= Do this =
Write out the data again exactly, skipping every picture.

= Material =
###

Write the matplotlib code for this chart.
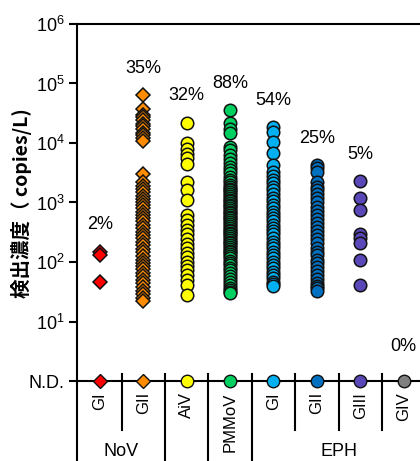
import matplotlib.pyplot as plt
import matplotlib.transforms as mtransforms
import numpy as np

plt.rcParams['font.family'] = ['Liberation Sans', 'DejaVu Sans']
plt.rcParams['mathtext.default'] = 'regular'

# detected concentrations (copies/L); N.D. samples are drawn at 10^0
nov_gi = [150, 132, 46]
nov_gii = [64000, 37000, 30000, 27000, 24000, 21000, 19000, 17000, 15000, 13500,
           12000, 11000,
           3000, 2200, 1900, 1700, 1500, 1300, 1150, 1000, 900, 800, 700, 620, 550,
           480, 420, 370, 320, 280, 250, 220, 190, 165, 145, 125, 110, 95, 85, 75,
           66, 58, 50, 44, 38, 33, 29, 25, 22]
aiv = [22000, 10000, 8000, 6500, 5500, 4500, 2200, 1600, 1100, 620, 500, 420, 350,
       290, 240, 200, 170, 140, 120, 100, 85, 72, 60, 50, 41, 28]
pmmov = [36000, 22000, 17000, 15000, 8700, 7500, 6300, 5400, 4600, 4000, 3500,
         3100, 2700, 2400, 2200, 2000, 1850, 1700, 1600, 1500, 1400, 1300, 1200,
         1120, 1050, 980, 920, 860, 800, 750, 700, 660, 620, 580, 540, 500, 470,
         440, 410, 380, 350, 330, 310, 290, 270, 250, 235, 220, 205, 190, 178, 165,
         155, 145, 135, 125, 115, 105, 95, 88, 80, 72, 65, 58, 52, 46, 41, 37, 34,
         31, 30]
eph_gi = [18600, 15500, 10500, 6700, 4300, 3300, 2800, 2400, 2100, 1800, 1600,
          1400, 1200, 1050, 920, 800, 700, 620, 550, 480, 420, 370, 330, 290, 250,
          220, 195, 170, 150, 130, 115, 100, 88, 78, 68, 60, 53, 47, 42, 39]
eph_gii = [4300, 3800, 3300, 2250, 1850, 1600, 1400, 1200, 1000, 850, 720, 620,
           530, 450, 390, 330, 280, 240, 205, 175, 150, 130, 110, 95, 82, 70, 60,
           52, 45, 40, 36, 33]
eph_giii = [2300, 1180, 740, 300, 250, 205, 107, 41]
eph_giv = []

series = [nov_gi, nov_gii, aiv, pmmov, eph_gi, eph_gii, eph_giii, eph_giv]
cat_labels = ['GI', 'GII', 'AiV', 'PMMoV', 'GI', 'GII', 'GIII', 'GIV']
pct_labels = ['2%', '35%', '32%', '88%', '54%', '25%', '5%', '0%']
colors = ['#ff0000', '#ff8c00', '#ffff00', '#00d060', '#00b0f0', '#0070c0',
          '#5b48b8', '#808080']
markers = ['D', 'D', 'o', 'o', 'o', 'o', 'o', 'o']
groups = [('NoV', -0.53, 1.5), ('EPH', 3.5, 7.5)]

fig = plt.figure(figsize=(4.2, 4.61), dpi=100)
ax = fig.add_axes([0.1833, 0.1735, 0.881, 0.7745])
ax.set_yscale('log')
ax.set_ylim(1, 1e6)
ax.set_xlim(-0.53, 8.0)

for i, vals in enumerate(series):
    ms = 7.2 if markers[i] == 'D' else 9
    if vals:
        ax.plot(np.full(len(vals), i), vals, linestyle='none', marker=markers[i],
                ms=ms, mfc=colors[i], mec='#111111', mew=1.1, zorder=3)
        top = max(vals) * 10 ** 0.45
    else:
        top = 10 ** 0.58
    # N.D. marker on the baseline
    ax.plot([i], [1], linestyle='none', marker=markers[i], ms=ms, mfc=colors[i],
            mec='#111111', mew=1.0, zorder=4, clip_on=False)
    ax.text(i, top, pct_labels[i], ha='center', va='center', fontsize=13)

ax.set_yticks([1, 1e1, 1e2, 1e3, 1e4, 1e5, 1e6])
ax.set_yticklabels(['N.D.'] + [f'$10^{{{k}}}$' for k in range(1, 7)])
ax.yaxis.set_minor_locator(plt.NullLocator())
ax.tick_params(axis='y', direction='out', length=6, width=1.5, labelsize=13, pad=3)

ax.set_xticks(range(len(cat_labels)))
ax.set_xticklabels(cat_labels, rotation=90, va='top', fontsize=12)
ax.tick_params(axis='x', length=0, pad=8)

ax.spines['right'].set_visible(False)
for side in ['left', 'bottom', 'top']:
    ax.spines[side].set_linewidth(1.5)

# separators under the baseline
trans = mtransforms.blended_transform_factory(ax.transData, ax.transAxes)
short_seps = [0.5, 4.5, 5.5, 6.5]
long_seps = [-0.53, 1.5, 2.5, 3.5, 7.5]
for x in short_seps:
    ax.plot([x, x], [0.02, -0.137], transform=trans, color='black', lw=1.5,
            clip_on=False)
for x in long_seps:
    ax.plot([x, x], [0.0, -0.3], transform=trans, color='black', lw=1.5,
            clip_on=False)
for x in [1.5, 2.5, 3.5]:
    ax.plot([x, x], [0.0, 0.02], transform=trans, color='black', lw=1.5,
            clip_on=False)

for name, x0, x1 in groups:
    ax.text((x0 + x1) / 2, -0.175, name, transform=trans, ha='center', va='top',
            fontsize=13)

fig.text(0.052, 0.56, '検出濃度（ copies/L)', rotation=90, ha='center', va='center',
         fontsize=14, fontweight='bold',
         family=['Noto Sans CJK JP', 'DejaVu Sans'])

fig.savefig('out.png', dpi=100)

###

= Result below =
Write the matplotlib code for this chart.
import matplotlib.pyplot as plt
import matplotlib.transforms as mtransforms
import numpy as np

plt.rcParams['font.family'] = ['Liberation Sans', 'DejaVu Sans']
plt.rcParams['mathtext.default'] = 'regular'

# detected concentrations (copies/L); N.D. samples are drawn at 10^0
nov_gi = [150, 132, 46]
nov_gii = [64000, 37000, 30000, 27000, 24000, 21000, 19000, 17000, 15000, 13500,
           12000, 11000,
           3000, 2200, 1900, 1700, 1500, 1300, 1150, 1000, 900, 800, 700, 620, 550,
           480, 420, 370, 320, 280, 250, 220, 190, 165, 145, 125, 110, 95, 85, 75,
           66, 58, 50, 44, 38, 33, 29, 25, 22]
aiv = [22000, 10000, 8000, 6500, 5500, 4500, 2200, 1600, 1100, 620, 500, 420, 350,
       290, 240, 200, 170, 140, 120, 100, 85, 72, 60, 50, 41, 28]
pmmov = [36000, 22000, 17000, 15000, 8700, 7500, 6300, 5400, 4600, 4000, 3500,
         3100, 2700, 2400, 2200, 2000, 1850, 1700, 1600, 1500, 1400, 1300, 1200,
         1120, 1050, 980, 920, 860, 800, 750, 700, 660, 620, 580, 540, 500, 470,
         440, 410, 380, 350, 330, 310, 290, 270, 250, 235, 220, 205, 190, 178, 165,
         155, 145, 135, 125, 115, 105, 95, 88, 80, 72, 65, 58, 52, 46, 41, 37, 34,
         31, 30]
eph_gi = [18600, 15500, 10500, 6700, 4300, 3300, 2800, 2400, 2100, 1800, 1600,
          1400, 1200, 1050, 920, 800, 700, 620, 550, 480, 420, 370, 330, 290, 250,
          220, 195, 170, 150, 130, 115, 100, 88, 78, 68, 60, 53, 47, 42, 39]
eph_gii = [4300, 3800, 3300, 2250, 1850, 1600, 1400, 1200, 1000, 850, 720, 620,
           530, 450, 390, 330, 280, 240, 205, 175, 150, 130, 110, 95, 82, 70, 60,
           52, 45, 40, 36, 33]
eph_giii = [2300, 1180, 740, 300, 250, 205, 107, 41]
eph_giv = []

series = [nov_gi, nov_gii, aiv, pmmov, eph_gi, eph_gii, eph_giii, eph_giv]
cat_labels = ['GI', 'GII', 'AiV', 'PMMoV', 'GI', 'GII', 'GIII', 'GIV']
pct_labels = ['2%', '35%', '32%', '88%', '54%', '25%', '5%', '0%']
colors = ['#ff0000', '#ff8c00', '#ffff00', '#00d060', '#00b0f0', '#0070c0',
          '#5b48b8', '#808080']
markers = ['D', 'D', 'o', 'o', 'o', 'o', 'o', 'o']
groups = [('NoV', -0.53, 1.5), ('EPH', 3.5, 7.5)]

fig = plt.figure(figsize=(4.2, 4.61), dpi=100)
ax = fig.add_axes([0.1833, 0.1735, 0.881, 0.7745])
ax.set_yscale('log')
ax.set_ylim(1, 1e6)
ax.set_xlim(-0.53, 8.0)

for i, vals in enumerate(series):
    ms = 7.2 if markers[i] == 'D' else 9
    if vals:
        ax.plot(np.full(len(vals), i), vals, linestyle='none', marker=markers[i],
                ms=ms, mfc=colors[i], mec='#111111', mew=1.1, zorder=3)
        top = max(vals) * 10 ** 0.45
    else:
        top = 10 ** 0.58
    # N.D. marker on the baseline
    ax.plot([i], [1], linestyle='none', marker=markers[i], ms=ms, mfc=colors[i],
            mec='#111111', mew=1.0, zorder=4, clip_on=False)
    ax.text(i, top, pct_labels[i], ha='center', va='center', fontsize=13)

ax.set_yticks([1, 1e1, 1e2, 1e3, 1e4, 1e5, 1e6])
ax.set_yticklabels(['N.D.'] + [f'$10^{{{k}}}$' for k in range(1, 7)])
ax.yaxis.set_minor_locator(plt.NullLocator())
ax.tick_params(axis='y', direction='out', length=6, width=1.5, labelsize=13, pad=3)

ax.set_xticks(range(len(cat_labels)))
ax.set_xticklabels(cat_labels, rotation=90, va='top', fontsize=12)
ax.tick_params(axis='x', length=0, pad=8)

ax.spines['right'].set_visible(False)
for side in ['left', 'bottom', 'top']:
    ax.spines[side].set_linewidth(1.5)

# separators under the baseline
trans = mtransforms.blended_transform_factory(ax.transData, ax.transAxes)
short_seps = [0.5, 4.5, 5.5, 6.5]
long_seps = [-0.53, 1.5, 2.5, 3.5, 7.5]
for x in short_seps:
    ax.plot([x, x], [0.02, -0.137], transform=trans, color='black', lw=1.5,
            clip_on=False)
for x in long_seps:
    ax.plot([x, x], [0.0, -0.3], transform=trans, color='black', lw=1.5,
            clip_on=False)
for x in [1.5, 2.5, 3.5]:
    ax.plot([x, x], [0.0, 0.02], transform=trans, color='black', lw=1.5,
            clip_on=False)

for name, x0, x1 in groups:
    ax.text((x0 + x1) / 2, -0.175, name, transform=trans, ha='center', va='top',
            fontsize=13)

fig.text(0.052, 0.56, '検出濃度（ copies/L)', rotation=90, ha='center', va='center',
         fontsize=14, fontweight='bold',
         family=['Noto Sans CJK JP', 'DejaVu Sans'])

fig.savefig('out.png', dpi=100)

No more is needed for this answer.